Nearly a quarter of a million dollars in last-minute flood protection at Chilliwack's Carey Point has proven ineffectual to stop this year's Fraser River freshet.
A one-kilometre berm paid for by residents, the City of Chilliwack and the provincial government was breached Friday at approximately 5: 30 p.m.
By Saturday morning, a few residents ventured through the water with trucks, ATVs and on foot to retrieve belongings. Fields of grass, blueberries and hazelnut orchards were covered in water.
Adolph Hofner's home was locat-ed on the flooded side of the dike but by Saturday was sitting safely on higher ground.
As soon as he heard the berm had been breached, the 77-yearold man drove his precious Mercedes sports car up to the dike, followed by his motorhome.
"First my car, then my house," he said, looking out over the water.
Karen Engelbrecht, whose house is also between river and dike, was working with pumps to keep her basement dry.
Working up until midnight Friday, residents and volunteers put sandbags around three homes threatened by water.
But some complained that sand and sandbags were not provided sooner.
"The city said you can pick up sandbags but you aren't getting sand," resident John Van Den Brink told the Times Saturday morning at the scene.
The hazelnut farm owner said they didn't have sand until 10 p.m.

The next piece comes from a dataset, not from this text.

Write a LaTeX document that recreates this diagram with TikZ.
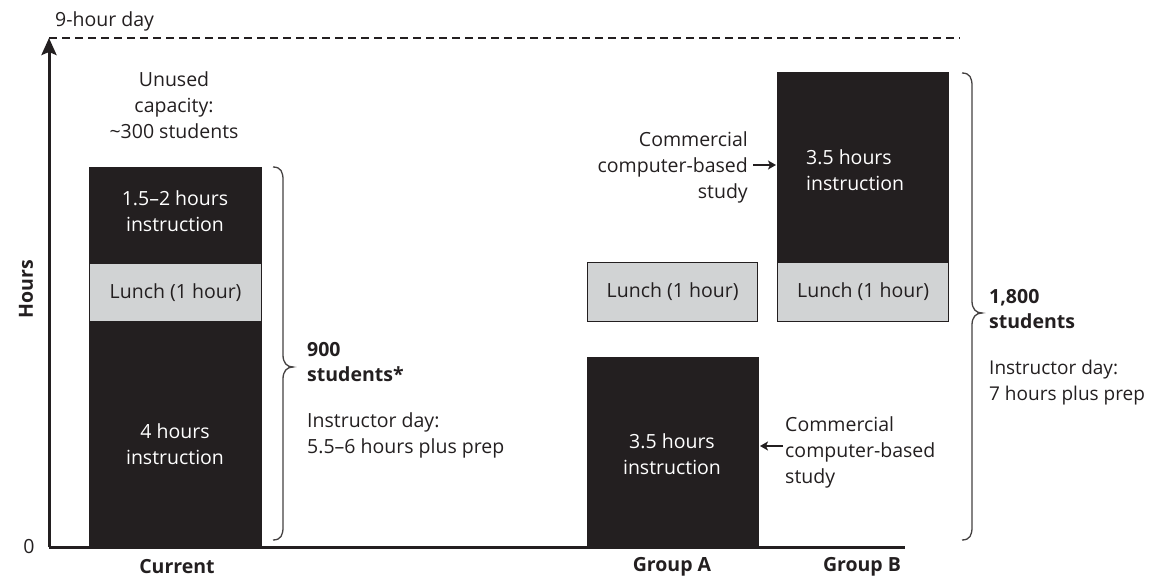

Friday, nearly five hours after water breached the berm.
"It sucks when you have to start sandbagging as the water is coming up."
The city did not respond before presstime Monday.
The Carey Point area is outside the city's dike system, and was protected by a berm that held from 1997 until 2011, when it failed.
In a last-minute bid to protect the properties in May, Chilliwack MLA John Les came up with $25,000 from the provincial government, which was matched by the city. Property owners pitched in approximately $70,000 of their own money and built the berm themselves.
The structure runs on both sides of Orchard Slough where the city paid $110,000 to build a check dam.
The high Fraser freshet- the result of extremely high snow packs, a late spring, and sudden warm weather and rain-has also led to water backing up in local waterways that feed the river, including the Vedder Canal and all the local streams and sloughs.
At Island 22 Park, the parking lot, equestrian area and under-construction bike park were inundated with water late last week and the park was closed to all traffic Friday.
The BC River Forecast Centre (BCRFC) reported that the main pulse from last week's rainfall had moved through the Fraser River locally and water levels should hold steady until mid-week.
By Sunday afternoon, the river at the Mission gauge had hit 6.36 metres but had dropped to 6.22 metres by Monday at 3 p.m.
A significant additional rise by the long weekend predicted by the BCRFC Sunday was downgraded Monday as more favourable weather conditions surfaced, and flows were lower than predicted.
By the end of this week, flow on the Lower Fraser is predicted to reach 11,800 cubic metres per second (m3/s) at Hope, and the Mission gauge was forecast to hit between 6 and 6.6 metres. That forecast considers water currently in the tributaries, meaning any additional rainfall may see those numbers rise.
The city reported in its daily freshet update Monday that the Fraser River level along the East Dike remains stable and Hope River levels remain constant.
The 12 residents in three homes in the Carey Point area remain on evacuation order and residents in 39 other homes outside the protected area remain on evacuation alert. The city has put in place 24-hour security to prevent public access to the closed roads leading to the Carey Point area.
"With the current forecast, there is no concern that water will overtop the dike system," the update said.
The city's dike system is designed to protect up to 8.2 metres at Mission.